Bayesian Neural Networks for Uncertainty Estimation of Imaging Biomarkers

TL;DR

This paper introduces Bayesian neural networks to quantify segmentation uncertainty in medical imaging, improving the reliability of biomarker-based disease analysis.

Contribution

It proposes a framework to propagate segmentation uncertainty into statistical analysis, enhancing biomarker reliability in disease studies.

Findings

Bayesian neural networks effectively estimate segmentation uncertainty.

Incorporating uncertainty improves statistical inference accuracy.

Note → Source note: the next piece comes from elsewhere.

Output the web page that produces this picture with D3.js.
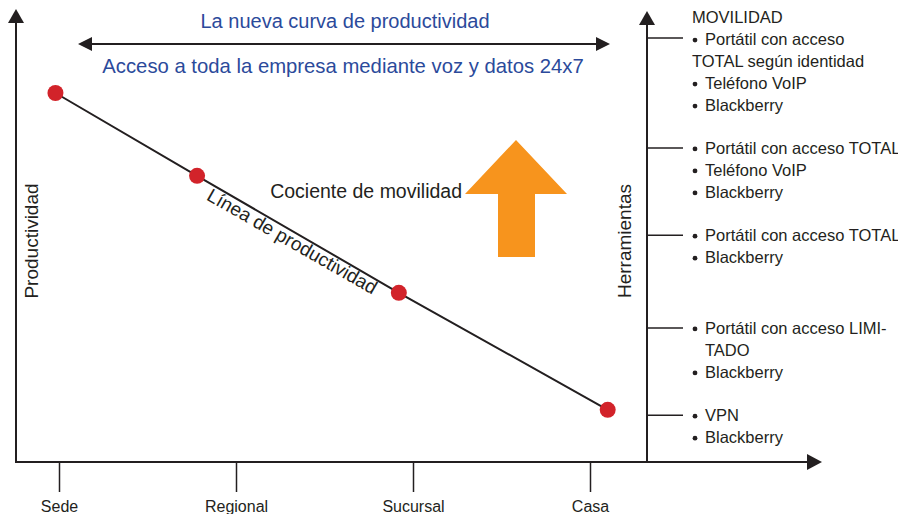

Application to liver segmentation in diabetic patients shows clear benefits.

Abstract

Image segmentation enables to extract quantitative measures from scans that can serve as imaging biomarkers for diseases. However, segmentation quality can vary substantially across scans, and therefore yield unfaithful estimates in the follow-up statistical analysis of biomarkers. The core problem is that segmentation and biomarker analysis are performed independently. We propose to propagate segmentation uncertainty to the statistical analysis to account for variations in segmentation confidence. To this end, we evaluate four Bayesian neural networks to sample from the posterior distribution and estimate the uncertainty. We then assign confidence measures to the biomarker and propose statistical models for its integration in group analysis and disease classification. Our results for segmenting the liver in patients with diabetes mellitus clearly demonstrate the improvement of integrating biomarker uncertainty in the statistical inference.